The set menu for Wellington on a Plate was well thought out with interesting flavours and ingredients. The entree was a slither of hapuka confit on top of a crayfish bisque sauce with a panko crumbed egg. The egg was quite mysterious: a creamy, almost custardy yolk and a soft white, crusted in a toastey crumb. The entree was served with a glass of Alana Estate 2010 Riesling from Martinborough. A lovely choice to serve with the hapuka; slightly sweet on the palate with citrus undertones.
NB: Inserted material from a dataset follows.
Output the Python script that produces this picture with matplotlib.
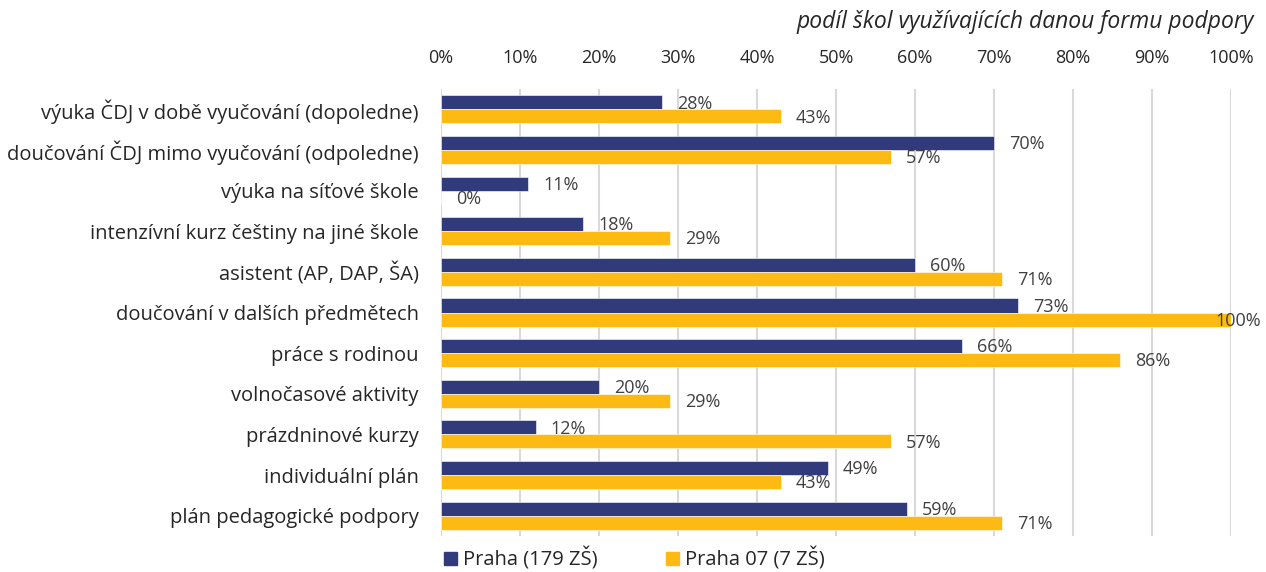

The main course was a slow cooked beef short rib with a potato and swede gratin, a fennel remoulade and jus. The short rib, cooked for 3 days, was still a pinkish medium-rare. It sat squarely on its little plate of a bone, falling at the touch of a fork. The fennel remoulade, with soft green curls of fennel, was fresh and complimented the richness of the short rib. For this course, the wine was a full bodied Pinot Noir, also from Alana Estate.

When my family was in Paris for a holiday a few years ago, we had a few rules about dining out. To sample all that French fare had too offer we tried very hard to not order the same dish. Here at Vista I really enjoyed everyone eating from the same menu. Instead of passing our plates and fork-fulls of food over the table, watching out for sleeves in candle flame, we could simply wax lyrical together.

Dessert was not included in the Wellington on a Plate menu but the blackboard selection at Vista is really very good. The chocolate fondant is light and not too sweet, with a fudgey centre and whole berries dropped around the edges. From my family’s plates I can also say the pear tarte tatin with honey ice cream is quite divine, as is the crumble…

Throughout the evening the service was impeccable. Our waiter was knowledgeable of not only the composition of the dish but how the ingredients were prepared; he gave high praise to his kitchen. At the end of our meal he poured us each a tasting of beautiful 12 year old sherry. Always a nice gesture.

For Wellington on a Plate or not, I will definitely be returning to Vista Café.